I didn't go into it further then; this group and I didn't think alike. But at our next weekly meeting, I said, “I have a thought I'd like to pursue. In order to manage our employees so they give our customers personalized service, we should be treating employees the way we expect them to treat our customers. Treat them with the same understanding we want them to give our guests.” And I came up with an expression that embodied what I meant, something I had heard, I don't know where: “We are only what we do, not what we say we are.”

For years I endeavored to create within the company a climate conducive to top-grade service, an attitude and atmosphere that would give junior employees some stimulus to act on their own, become self-reliant, self-motivated, and self-controlled. Some hotels were improving, especially those run by the new young managers we had brought in, but certainly not all. And even one lagging hotel would tarnish our reputation.

I had no illusions about all that would have to be changed. Commanders who believed that bosses are made to give orders would have to learn to advise and support employees who act on their own. Autocrats who depended on position for authority would need to earn the personal authority of respect. Number crunchers would have to consider feelings as well as facts.

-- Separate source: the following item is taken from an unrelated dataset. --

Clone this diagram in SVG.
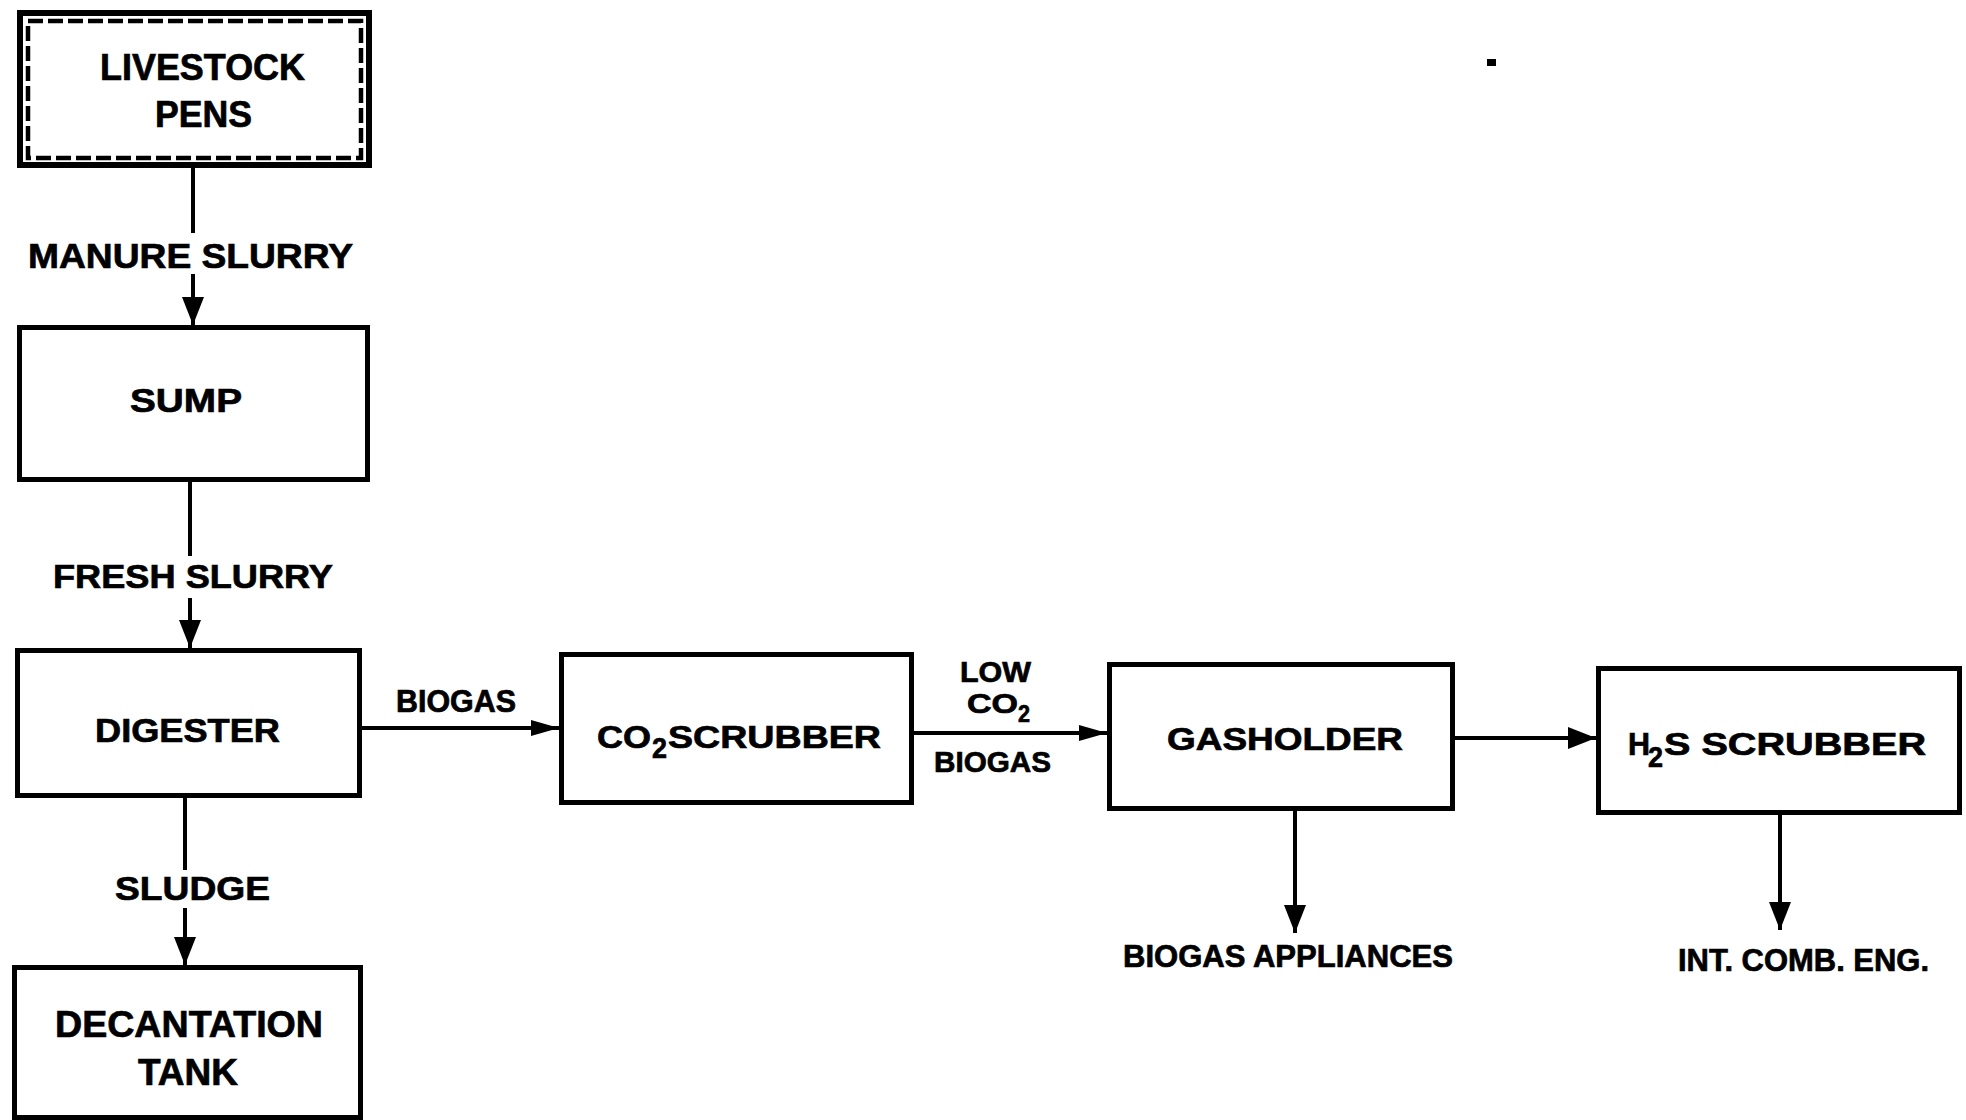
<svg xmlns="http://www.w3.org/2000/svg" width="1966" height="1120" viewBox="0 0 1966 1120">
<style>
.box{fill:#fff;stroke:#000;stroke-width:5}
.t{font-family:"Liberation Sans",Arial,sans-serif;font-weight:bold;fill:#000;stroke:#000;stroke-width:0.7}
.c{stroke:#000;stroke-width:4;fill:none}
</style>
<defs>
<marker id="ah" markerUnits="userSpaceOnUse" markerWidth="30" markerHeight="24" refX="28" refY="11" orient="auto">
<path d="M0,0 L28,11 L0,22 Z" fill="#000"/>
</marker>
<marker id="ahs" markerUnits="userSpaceOnUse" markerWidth="30" markerHeight="18" refX="28" refY="8" orient="auto">
<path d="M0,0 L28,8 L0,16 Z" fill="#000"/>
</marker>
</defs>
<rect width="1966" height="1120" fill="#fff"/>

<g id="livestock">
<rect x="20" y="13" width="349" height="152" fill="#fff" stroke="#000" stroke-width="6"/>
<rect x="28" y="21" width="333" height="137" fill="none" stroke="#000" stroke-width="4.5" stroke-dasharray="15 5"/>
<text class="t" x="100" y="80" font-size="36" textLength="205" lengthAdjust="spacingAndGlyphs">LIVESTOCK</text>
<text class="t" x="155" y="127" font-size="36" textLength="97" lengthAdjust="spacingAndGlyphs">PENS</text>
</g>

<g id="sump">
<rect class="box" x="19.5" y="327.5" width="348" height="152"/>
<text class="t" x="130" y="412" font-size="34" textLength="112" lengthAdjust="spacingAndGlyphs">SUMP</text>
</g>

<g id="digester">
<rect class="box" x="17.5" y="650.5" width="342" height="145"/>
<text class="t" x="95" y="742" font-size="34" textLength="185" lengthAdjust="spacingAndGlyphs">DIGESTER</text>
</g>

<g id="decantation">
<rect class="box" x="14.5" y="967.5" width="346" height="150"/>
<text class="t" x="55" y="1037" font-size="37" textLength="268" lengthAdjust="spacingAndGlyphs">DECANTATION</text>
<text class="t" x="138" y="1085" font-size="37" textLength="100" lengthAdjust="spacingAndGlyphs">TANK</text>
</g>

<g id="co2scrubber">
<rect class="box" x="561.5" y="654.5" width="350" height="148"/>
<text class="t" x="597" y="748" font-size="32" textLength="54" lengthAdjust="spacingAndGlyphs">CO</text>
<text class="t" x="652" y="758" font-size="30" textLength="15" lengthAdjust="spacingAndGlyphs">2</text>
<text class="t" x="668" y="748" font-size="32" textLength="213" lengthAdjust="spacingAndGlyphs">SCRUBBER</text>
</g>

<g id="gasholder">
<rect class="box" x="1109.5" y="664.5" width="343" height="144"/>
<text class="t" x="1167" y="750" font-size="32" textLength="236" lengthAdjust="spacingAndGlyphs">GASHOLDER</text>
</g>

<g id="h2sscrubber">
<rect class="box" x="1598.5" y="668.5" width="361" height="144"/>
<text class="t" x="1628" y="755" font-size="32" textLength="22" lengthAdjust="spacingAndGlyphs">H</text>
<text class="t" x="1648" y="767" font-size="30" textLength="15" lengthAdjust="spacingAndGlyphs">2</text>
<text class="t" x="1664" y="755" font-size="32" textLength="262" lengthAdjust="spacingAndGlyphs">S SCRUBBER</text>
</g>

<g id="biogas-appliances">
<text class="t" x="1123" y="967" font-size="31" textLength="330" lengthAdjust="spacingAndGlyphs">BIOGAS APPLIANCES</text>
</g>

<g id="int-comb-eng">
<text class="t" x="1678" y="971" font-size="31" textLength="251" lengthAdjust="spacingAndGlyphs">INT. COMB. ENG.</text>
</g>

<g id="connectors">
<line class="c" x1="193" y1="168" x2="193" y2="233"/>
<line class="c" x1="193" y1="274" x2="193" y2="325" marker-end="url(#ah)"/>
<text class="t" x="28" y="268" font-size="35" textLength="325" lengthAdjust="spacingAndGlyphs">MANURE SLURRY</text>

<line class="c" x1="190" y1="482" x2="190" y2="556"/>
<line class="c" x1="190" y1="598" x2="190" y2="648" marker-end="url(#ah)"/>
<text class="t" x="53" y="588" font-size="34" textLength="280" lengthAdjust="spacingAndGlyphs">FRESH SLURRY</text>

<line class="c" x1="185" y1="798" x2="185" y2="870"/>
<line class="c" x1="185" y1="908" x2="185" y2="965" marker-end="url(#ah)"/>
<text class="t" x="115" y="900" font-size="34" textLength="155" lengthAdjust="spacingAndGlyphs">SLUDGE</text>

<line class="c" x1="362" y1="728" x2="559" y2="728" stroke-width="3" marker-end="url(#ahs)"/>
<text class="t" x="396" y="712" font-size="31" textLength="120" lengthAdjust="spacingAndGlyphs">BIOGAS</text>

<line class="c" x1="914" y1="733" x2="1107" y2="733" marker-end="url(#ahs)"/>
<text class="t" x="960" y="682" font-size="29" textLength="71" lengthAdjust="spacingAndGlyphs">LOW</text>
<text class="t" x="967" y="713" font-size="27" textLength="51" lengthAdjust="spacingAndGlyphs">CO</text>
<text class="t" x="1018" y="722" font-size="24" textLength="12" lengthAdjust="spacingAndGlyphs">2</text>
<text class="t" x="934" y="772" font-size="29" textLength="117" lengthAdjust="spacingAndGlyphs">BIOGAS</text>

<line class="c" x1="1455" y1="738" x2="1596" y2="738" stroke-width="5" marker-end="url(#ah)"/>

<line class="c" x1="1295" y1="811" x2="1295" y2="933" marker-end="url(#ah)"/>
<line class="c" x1="1780" y1="815" x2="1780" y2="930" marker-end="url(#ah)"/>
</g>
<rect x="1487" y="59" width="9" height="7" fill="#000"/>
</svg>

And although we made some headway on all this, we still had a long way to go.

In every area, we pushed responsibility downward, from our corporate office to our GMs to department heads to our front line, the hourly employees to whom we gave authority to make most decisions they felt were needed to satisfy guests.

Simultaneously, I became an evangelist, preaching the gospel of service every hour of every day on every trip to every hotel, continuously restating it, clarifying it, developing it. My job was getting employees at every level to focus on one priority: pleasing customers. And it was also getting managers to focus on the obvious corollary: pleasing employees.

We treated these front-line people as members of an elite team. We set challenging goals. I didn't want a complacent “good enough” attitude creeping in. So we ordered them to aim high: zero mistakes. Not that we didn't expect mistakes to continue for quite some time, but our aim had to be perfection, or we couldn't keep getting better. We'd either keep getting better or fall behind.

It took most of the first half of the 1980s to clear out all the obstacles that stood in the way of improving service: to part ways with every executive who believed my “kooky” credo should be confined to the PR department, to part ways with every executive whose actions contradicted policy and sabotaged our credibility.

I had to make cuts at the very top: hotel general managers and head office senior executives. Some were competent technically, but we protected our values above all else. If we didn't define values positively – encouraging pride and satisfaction in work – employees would define them negatively: sloppy work, absenteeism, goofing off. What we believe about people, positive or negative, is self-fulfilling, and it's fundamental to workforce attitude and motivation.

Enforcing our credo was the most far-reaching decision I ever made, a painful process, often personally distressing. It's perhaps the hardest thing I ever did. But the fastest way for management to destroy its credibility is to say employees come first and be seen putting them last. Better to not profess any values than to not live up to them.

It took five or six years of operating by the Golden Rule, but eventually a new type of manager evolved: a communicator, not a commander; a coach, not a cop. Our leaders showed their concern for employees by involving them in decision making, which polls said eight out of ten employees wanted. They set up career paths; they were up-front and supportive. An old Japanese proverb put our managers' role in a nutshell: “If they work for you, you work for them.”